Mechanism of photoluminescence enhancement and quenching in Nd2O3 nanoparticles–ferroelectric liquid crystal nanocomposites
Abstract
The mechanism of photoluminescence enhancement and quenching in np-Nd2O3:FLC nanocomposites has been explored in the current study by UV-Vis and photoluminescence (PL) spectroscopy techniques. UV-Vis absorption spectra of Nd2O3 NPs in the 200–800 nm range shows two absorptions at 248 nm and 292 nm whereas pure FLC gives a broad absorption in the 265 nm to 348 nm region.

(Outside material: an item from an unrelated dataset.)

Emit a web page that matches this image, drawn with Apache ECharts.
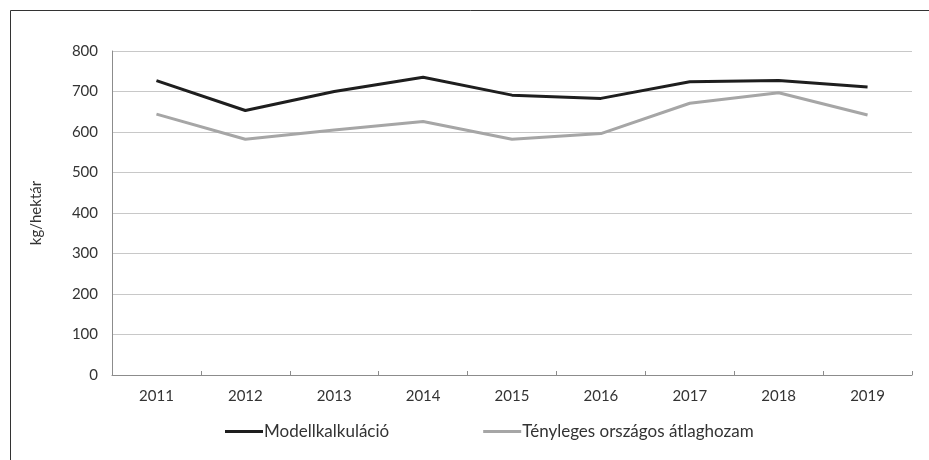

PL emission intensity of np-Nd2O3:FLC composites recorded at 248 nm excitation wavelength where Nd2O3 NPs show intense emission, increases with gradually increasing the concentration of NPs up to 8 μl. This enhancement in PL intensity without blue/red shifting the FLC's emission band was attributed to the up-conversion of doped Nd3+ ions and transfer of excitation energy to liquid crystal molecules. When excited with 248 nm, the Nd3+ ground state 4I9/2 absorption excites electrons to a higher excited state 2G5/2. The excited Nd3+ ions in 2G5/2 level relax non-radiatively to the metastable 2H11/2 state and then re-excites to an unstable 4G11/2 level. The electrons populated in 4G11/2 release energy either radiatively to different defect energy levels in the visible region or transfers this excitation energy to liquid crystal molecules which resulted into the enhancement in PL emission intensity. On the other hand, emission spectra at 303, 323, 333, 343 nm excitation wavelengths exhibit quenching of all emission bands in np-Nd2O3:FLC composites due to the stress induced structural disordering by the Nd2O3 NPs in the FLC matrix and creation of non-radiative channels in the system.